Local lattice strain

The final configuration of each Monte Carlo simulation was relaxed with fixed simulation box dimensions, and the local lattice strain of each atom n was evaluated:

$${\delta }_{n}(T)=\frac{\parallel {{\bf{r}}}_{n}^{{\rm{f}}}-{{\bf{r}}}_{n}^{{\rm{i}}}{\parallel }_{2}}{{a}_{{\rm{NN}}}(T)},$$

where \({{\bf{r}}}_{n}^{{\rm{f}}}\) is the atom’s position after relaxation, \({{\bf{r}}}_{n}^{{\rm{i}}}\) is the position before relaxation (i.e., in the ideal bcc structure), 2 is the L2 norm, and aNN(T) is the nearest-neighbor distance at temperature T.
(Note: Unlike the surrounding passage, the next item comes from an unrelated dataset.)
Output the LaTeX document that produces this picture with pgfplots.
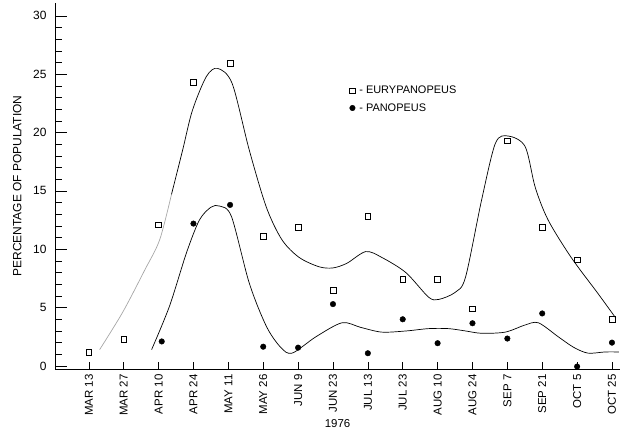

Simplex and barycentric coordinates

A simplex69 is a generalization of triangles (2-simplex) and tetrahedra (3-simplex) to higher dimensions. It represents the simplest possible polytope in any given dimension. Mathematically, the standard n-simplex is defined as the subset of \({{\mathbb{R}}}^{n+1}\) given by

$${\nabla }^{n}=\left\{{\bf{t}}\in {{\mathbb{R}}}^{n+1}:\mathop{\sum }\nolimits_{i = 1}^{(n+1)}{t}_{i}=1\wedge {t}_{i}\ge 0\,{\rm{for}}\,i=1,\ldots ,(n+1)\right\}.$$

A barycentric coordinate system specifies the location of a point with respect to a simplex. In our case, the barycentric coordinates correspond to the chemical composition of a 1CP. For example, consider a motif \({{\mathcal{M}}}_{j}\) and its associated 1CP. The barycentric coordinates for the composition of this 1CP are

$${{\boldsymbol{\lambda }}}_{j}=\frac{1}{{N}_{{\rm{a}}}}\left({N}^{(1)},{N}^{(2)},\ldots ,{N}^{({n}_{{\rm{c}}})}\right),$$

where Na is the number of atoms in the 1CP, N(i) is the number of atoms of type “i”, and nc is the number of chemical elements in the system. While the barycentric coordinates are a convenient form to express the chemical composition, they can be converted into the more conventional Cartesian coordinates \({{\bf{k}}}_{j}\in {{\mathbb{R}}}^{({n}_{{\rm{c}}}-1)}\) with the following equation:

$${{\bf{k}}}_{j}=\frac{1}{{N}_{{\rm{a}}}}\mathop{\sum }\limits_{i=1}^{{n}_{{\rm{c}}}}{N}^{(i)}{{\bf{v}}}_{i},$$

where vi are vertices of the (nc−1)-simplex (in Cartesian coordinates). The numerical implementation of n-simplex objects can be found in our Simplex Python package70.